==== Data extract

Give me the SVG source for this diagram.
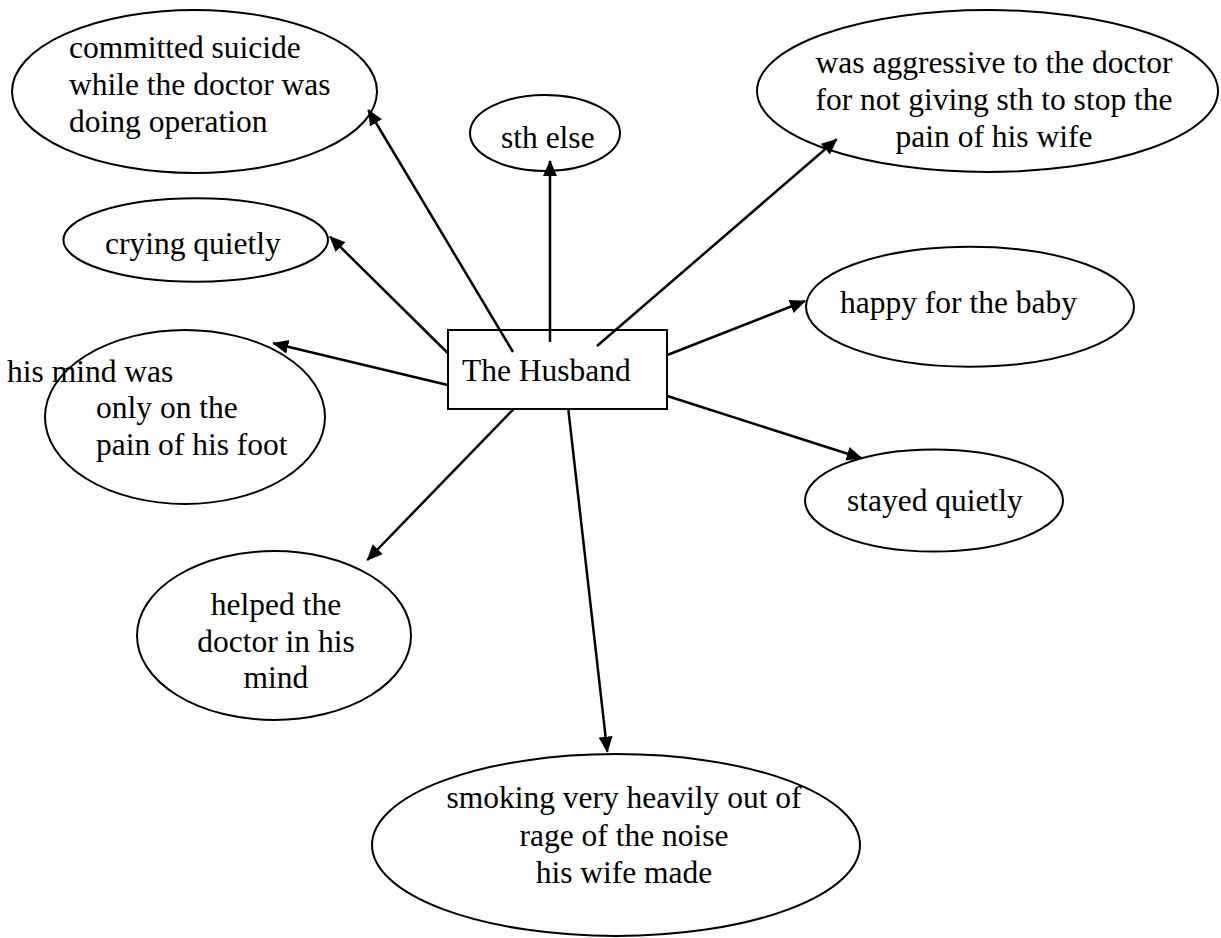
<svg xmlns="http://www.w3.org/2000/svg" width="1221" height="938" viewBox="0 0 1221 938">
<style>
.n{fill:#fff;stroke:#000;stroke-width:2}
.t{font-family:"Liberation Serif","Times New Roman",serif;font-size:31.5px;fill:#000}
.c{text-anchor:middle}
.e{stroke:#000;stroke-width:2.5;fill:none;marker-end:url(#ah)}
</style>
<defs>
<marker id="ah" markerUnits="userSpaceOnUse" markerWidth="17" markerHeight="15" refX="15" refY="7" orient="auto">
<path d="M0,0 L16,7 L0,14 z" fill="#000"/>
</marker>
</defs>
<rect width="1221" height="938" fill="#fff"/>
<g id="n-suicide">
<ellipse class="n" cx="194.5" cy="91.5" rx="182.5" ry="81.5"/>
<text class="t" x="69" y="58">committed suicide</text>
<text class="t" x="69" y="95">while the doctor was</text>
<text class="t" x="69" y="132">doing operation</text>
</g>
<g id="n-sthelse">
<ellipse class="n" cx="545" cy="133" rx="75" ry="38"/>
<text class="t" x="501" y="148">sth else</text>
</g>
<g id="n-aggressive">
<ellipse class="n" cx="987.5" cy="91" rx="230.5" ry="81"/>
<text class="t c" x="994" y="73">was aggressive to the doctor</text>
<text class="t c" x="994" y="110">for not giving sth to stop the</text>
<text class="t c" x="994" y="147">pain of his wife</text>
</g>
<g id="n-crying">
<ellipse class="n" cx="195.7" cy="240" rx="132.3" ry="41.7"/>
<text class="t" x="105" y="254">crying quietly</text>
</g>
<g id="n-mind">
<ellipse class="n" cx="185" cy="417" rx="140" ry="87"/>
<text class="t" x="7" y="382">his mind was</text>
<text class="t" x="96" y="418">only on the</text>
<text class="t" x="96" y="455">pain of his foot</text>
</g>
<g id="n-helped">
<ellipse class="n" cx="274" cy="635.5" rx="137" ry="84.5"/>
<text class="t c" x="276" y="615">helped the</text>
<text class="t c" x="276" y="652">doctor in his</text>
<text class="t c" x="276" y="688">mind</text>
</g>
<g id="n-smoking">
<ellipse class="n" cx="616" cy="845" rx="244" ry="91"/>
<text class="t c" x="624" y="808">smoking very heavily out of</text>
<text class="t c" x="624" y="846">rage of the noise</text>
<text class="t c" x="624" y="883">his wife made</text>
</g>
<g id="n-happy">
<ellipse class="n" cx="970" cy="306.7" rx="164" ry="60"/>
<text class="t" x="840" y="313">happy for the baby</text>
</g>
<g id="n-stayed">
<ellipse class="n" cx="934" cy="500.5" rx="129" ry="51"/>
<text class="t" x="847" y="511">stayed quietly</text>
</g>
<g id="n-husband">
<rect class="n" x="448" y="330" width="219" height="79"/>
<text class="t" x="462" y="381">The Husband</text>
</g>
<g id="connectors">
<line class="e" x1="513" y1="352" x2="368.3" y2="110"/>
<line class="e" x1="550" y1="342" x2="550" y2="161"/>
<line class="e" x1="597" y1="346" x2="836.7" y2="139.3"/>
<line class="e" x1="447.7" y1="353" x2="330" y2="236.7"/>
<line class="e" x1="447.7" y1="385" x2="273.3" y2="343.3"/>
<line class="e" x1="513.3" y1="409.3" x2="367.3" y2="560"/>
<line class="e" x1="568.3" y1="409.3" x2="607.3" y2="751.7"/>
<line class="e" x1="667.3" y1="355" x2="805" y2="301"/>
<line class="e" x1="667.3" y1="396" x2="861.7" y2="458.3"/>
</g>
</svg>
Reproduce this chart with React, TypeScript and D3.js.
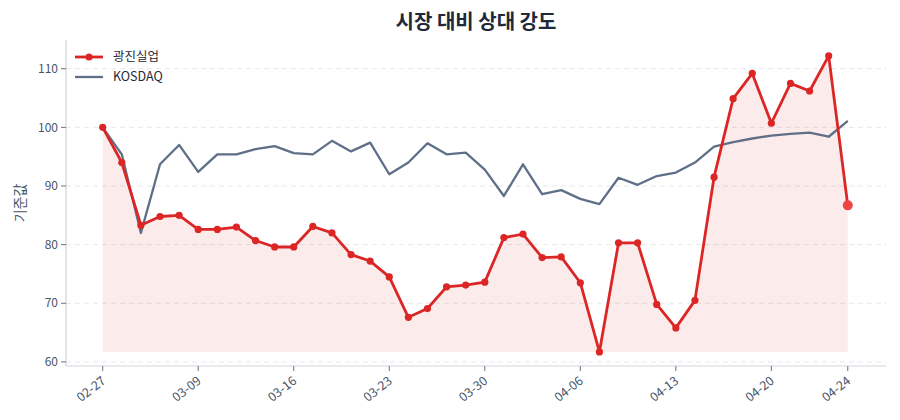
import React from "react";
import * as d3 from "d3";

// 시장 대비 상대 강도 (기준 = 100)
const stockName = "광진실업";
const indexName = "KOSDAQ";

const stockValues = [
  100, 94.0, 83.3, 84.8, 85.0, 82.6, 82.6, 83.0, 80.7, 79.6,
  79.6, 83.1, 82.0, 78.3, 77.2, 74.5, 67.6, 69.1, 72.8, 73.1,
  73.6, 81.2, 81.8, 77.8, 77.9, 73.5, 61.7, 80.3, 80.3, 69.8,
  65.8, 70.5, 91.5, 104.9, 109.2, 100.7, 107.5, 106.2, 112.2, 86.7,
];

const indexValues = [
  100, 95.4, 82.0, 93.7, 97.0, 92.4, 95.4, 95.4, 96.3, 96.8,
  95.6, 95.4, 97.7, 95.9, 97.4, 92.0, 94.0, 97.3, 95.4, 95.7,
  92.8, 88.3, 93.7, 88.6, 89.3, 87.8, 86.9, 91.4, 90.2, 91.7,
  92.3, 94.0, 96.7, 97.5, 98.1, 98.6, 98.9, 99.1, 98.4, 101.1,
];

const tickLabels = ["02-27", "03-09", "03-16", "03-23", "03-30", "04-06", "04-13", "04-20", "04-24"];
const tickIndex = [0, 5, 10, 15, 20, 25, 30, 35, 39];
const yTicks = [60, 70, 80, 90, 100, 110];

const W = 900;
const H = 420;
const FONT = "'Noto Sans CJK KR', 'Noto Sans', sans-serif";

const RED = "#dc2626";
const SLATE = "#5f6f87";
const TEXT = "#475569";

export default function App() {
  const left = 66;
  const right = 886;
  const top = 40;
  const bottom = 366;

  const x = d3.scaleLinear().domain([-1.92, 41.0]).range([left, right]);
  const y = d3.scaleLinear().domain([59.3, 114.9]).range([bottom, top]);

  const line = d3
    .line<number>()
    .x((_, i) => x(i))
    .y((d) => y(d));

  const base = d3.min(stockValues) as number;
  const area = d3
    .area<number>()
    .x((_, i) => x(i))
    .y0(y(base))
    .y1((d) => y(d));

  const last = stockValues.length - 1;

  return (
    <svg
      width={W}
      height={H}
      style={{ position: "fixed", left: 0, top: 0, background: "#fff" }}
      fontFamily={FONT}
    >
      <text x={(left + right) / 2} y={29} textAnchor="middle" fontSize={20} fontWeight={700} fill="#1e293b">
        시장 대비 상대 강도
      </text>

      {/* grid */}
      {yTicks.map((t) => (
        <line key={t} x1={left} x2={right} y1={y(t)} y2={y(t)} stroke="#e5e7eb" strokeDasharray="5,4" strokeWidth={1} />
      ))}

      {/* spines */}
      <line x1={left} x2={left} y1={top} y2={bottom} stroke="#d1d5db" strokeWidth={1.2} />
      <line x1={left} x2={right} y1={bottom} y2={bottom} stroke="#d1d5db" strokeWidth={1.2} />

      {/* y axis */}
      {yTicks.map((t) => (
        <g key={t} transform={`translate(${left},${y(t)})`}>
          <line x1={-5} x2={0} stroke="#64748b" />
          <text x={-8} dy="0.35em" textAnchor="end" fontSize={12} fill={TEXT}>
            {t}
          </text>
        </g>
      ))}
      <text
        transform={`translate(20,${(top + bottom) / 2}) rotate(-90)`}
        textAnchor="middle"
        dy="0.35em"
        fontSize={14}
        fill={TEXT}
      >
        기준값
      </text>

      {/* x axis */}
      {tickIndex.map((idx, k) => (
        <g key={idx} transform={`translate(${x(idx)},${bottom})`}>
          <line y1={0} y2={5} stroke="#64748b" />
          <text
            transform="translate(1,13) rotate(-38)"
            textAnchor="end"
            dy="0.35em"
            fontSize={12.5}
            fill={TEXT}
          >
            {tickLabels[k]}
          </text>
        </g>
      ))}

      {/* series */}
      <path d={area(stockValues) ?? ""} fill={RED} fillOpacity={0.09} />
      <path d={line(indexValues) ?? ""} fill="none" stroke={SLATE} strokeWidth={2.3} strokeLinejoin="round" />
      <path d={line(stockValues) ?? ""} fill="none" stroke={RED} strokeWidth={2.8} strokeLinejoin="round" />
      {stockValues.slice(0, last).map((v, i) => (
        <circle key={i} cx={x(i)} cy={y(v)} r={3.6} fill={RED} />
      ))}
      <circle cx={x(last)} cy={y(stockValues[last])} r={5} fill="#ef4444" />

      {/* legend */}
      <g fontSize={12.5} fill="#1f2937">
        <line x1={75} x2={103} y1={57} y2={57} stroke={RED} strokeWidth={2.8} />
        <circle cx={89} cy={57} r={3.6} fill={RED} />
        <text x={113} y={57} dy="0.35em">
          {stockName}
        </text>
        <line x1={75} x2={103} y1={77} y2={77} stroke={SLATE} strokeWidth={2.3} />
        <text x={113} y={77} dy="0.35em">
          {indexName}
        </text>
      </g>
    </svg>
  );
}
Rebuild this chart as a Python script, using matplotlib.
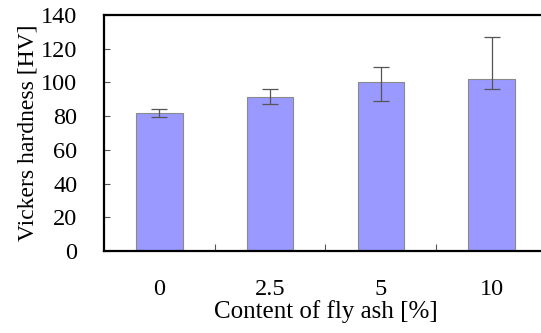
import matplotlib.pyplot as plt
import numpy as np

# Data
categories = ['0', '2.5', '5', '10']
hardness = [82, 91.5, 100, 102]
err_low = [2.5, 4, 11, 6]
err_high = [2.5, 4.5, 9, 25]
yticks = [0, 20, 40, 60, 80, 100, 120, 140]

plt.rcParams['font.family'] = ['Liberation Serif', 'DejaVu Serif']

fig = plt.figure(figsize=(5.41, 3.33), dpi=100)
ax = fig.add_axes([0.192, 0.246, 0.819, 0.709])

x = np.arange(len(categories))
ax.bar(x, hardness, width=0.42, color='#9999FF', edgecolor='#8a8a8a', linewidth=0.8, zorder=2)
ax.errorbar(x, hardness, yerr=[err_low, err_high], fmt='none', ecolor='#555555',
            elinewidth=0.9, capsize=5.5, capthick=0.9, zorder=3)

ax.set_xlim(-0.5, len(categories) - 0.5)
ax.set_ylim(0, 140)
ax.set_yticks(yticks)
ax.set_xticks(x)
ax.set_xticklabels(categories)
ax.set_xticks(x[:-1] + 0.5, minor=True)

ax.tick_params(axis='y', direction='in', length=4.5, width=0.8, color='#555555',
               labelsize=17.5, pad=19)
ax.tick_params(axis='x', which='major', length=0, labelsize=17.5, pad=20)
ax.tick_params(axis='x', which='minor', direction='in', length=5, width=0.8, color='#555555')

for s in ax.spines.values():
    s.set_linewidth(1.6)
    s.set_color('black')

ax.set_ylabel('Vickers hardness [HV]', fontsize=17, labelpad=2)
ax.set_xlabel('Content of fly ash [%]', fontsize=18, labelpad=0)

fig.savefig('out.png', dpi=100)
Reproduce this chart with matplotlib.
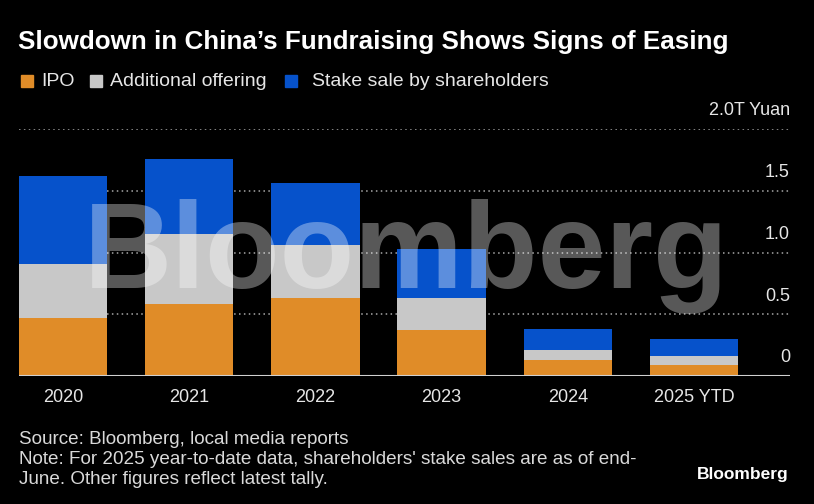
import numpy as np
import matplotlib.pyplot as plt

# values (trillion yuan)
years = ['2020', '2021', '2022', '2023', '2024', '2025 YTD']
ipo = [0.47, 0.58, 0.63, 0.37, 0.13, 0.09]
additional = [0.44, 0.57, 0.43, 0.26, 0.08, 0.07]
stake_sale = [0.71, 0.61, 0.50, 0.40, 0.17, 0.14]
y_ticks = [0, 0.5, 1.0, 1.5, 2.0]
y_tick_labels = ['0', '0.5', '1.0', '1.5', '2.0T Yuan']

ORANGE = '#E08C28'
GREY = '#C8C8C8'
BLUE = '#0652CB'
FONT = ['Liberation Sans', 'DejaVu Sans']

plt.rcParams['font.family'] = FONT

fig = plt.figure(figsize=(8.14, 5.04), dpi=100, facecolor='black')
ax = fig.add_axes([18.7 / 814, 1 - 376 / 504, (790 - 18.7) / 814, (376 - 129) / 504])
ax.set_facecolor('black')

x = np.arange(len(years))
w = 0.70
ipo_a = np.array(ipo)
add_a = np.array(additional)
stake_a = np.array(stake_sale)
ax.bar(x, ipo_a, w, color=ORANGE, zorder=2)
ax.bar(x, add_a, w, bottom=ipo_a, color=GREY, zorder=2)
ax.bar(x, stake_a, w, bottom=ipo_a + add_a, color=BLUE, zorder=2)

ax.set_xlim(-w / 2, 5 + w / 2 + 0.41)
ax.set_ylim(0, 2.0)

# dotted gridlines, solid baseline
for v in y_ticks[1:]:
    ax.axhline(v, color='#a8a8a8', lw=1.1, ls=(0, (1, 2.2)), zorder=1)
ax.axhline(0, color='#d0d0d0', lw=1.5, zorder=3)

# y labels sit above gridlines at the right edge
for v, lab in zip(y_ticks, y_tick_labels):
    ax.annotate(lab, xy=(1.0, v), xycoords=('axes fraction', 'data'),
                xytext=(0, 13), textcoords='offset points',
                ha='right', va='center', color='#e6e6e6', fontsize=13,
                annotation_clip=False)

ax.set_xticks(x)
ax.set_xticklabels(years, color='#e6e6e6', fontsize=13)
ax.tick_params(axis='x', length=0, pad=9)
ax.set_yticks([])
for s in ax.spines.values():
    s.set_visible(False)

# watermark
fig.text(406 / 814, 1 - 288 / 504, 'Bloomberg', ha='center', va='baseline',
         fontsize=88, fontweight='bold', color='white', alpha=0.35, zorder=5)

# title and legend
fig.text(18 / 814, 1 - 42 / 504, 'Slowdown in China\u2019s Fundraising Shows Signs of Easing',
         ha='left', va='center', color='white', fontsize=18.7, fontweight='bold')

legend_items = [('IPO', ORANGE, 21), ('Additional offering', GREY, 90),
                ('Stake sale by shareholders', BLUE, 285)]
for lab, col, px in legend_items:
    fig.patches.append(plt.Rectangle((px / 814, 1 - 87 / 504), 12 / 814, 12 / 504,
                                     transform=fig.transFigure, color=col, figure=fig))
    tx = px + 20 if lab != 'Stake sale by shareholders' else px + 27
    fig.text(tx / 814, 1 - 81 / 504, lab, ha='left', va='center',
             color='#e6e6e6', fontsize=14)

# footer
fig.text(19 / 814, 1 - 439 / 504, 'Source: Bloomberg, local media reports',
         ha='left', va='center', color='#d9d9d9', fontsize=13.6)
fig.text(19 / 814, 1 - 460 / 504,
         "Note: For 2025 year-to-date data, shareholders' stake sales are as of end-",
         ha='left', va='center', color='#d9d9d9', fontsize=13.6)
fig.text(19 / 814, 1 - 480 / 504, 'June. Other figures reflect latest tally.',
         ha='left', va='center', color='#d9d9d9', fontsize=13.6)
fig.text(789 / 814, 1 - 475 / 504, 'Bloomberg', ha='right', va='center',
         color='white', fontsize=12.5, fontweight='bold')

fig.savefig('out.png', dpi=100, facecolor='black')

========

### Problem details
Check every line of the data above for the string "matplotlib", and copy those that have it.

### Task answer
Rebuild this chart as a Python script, using matplotlib.
import matplotlib.pyplot as plt
Reproduce this chart with matplotlib.
import matplotlib.pyplot as plt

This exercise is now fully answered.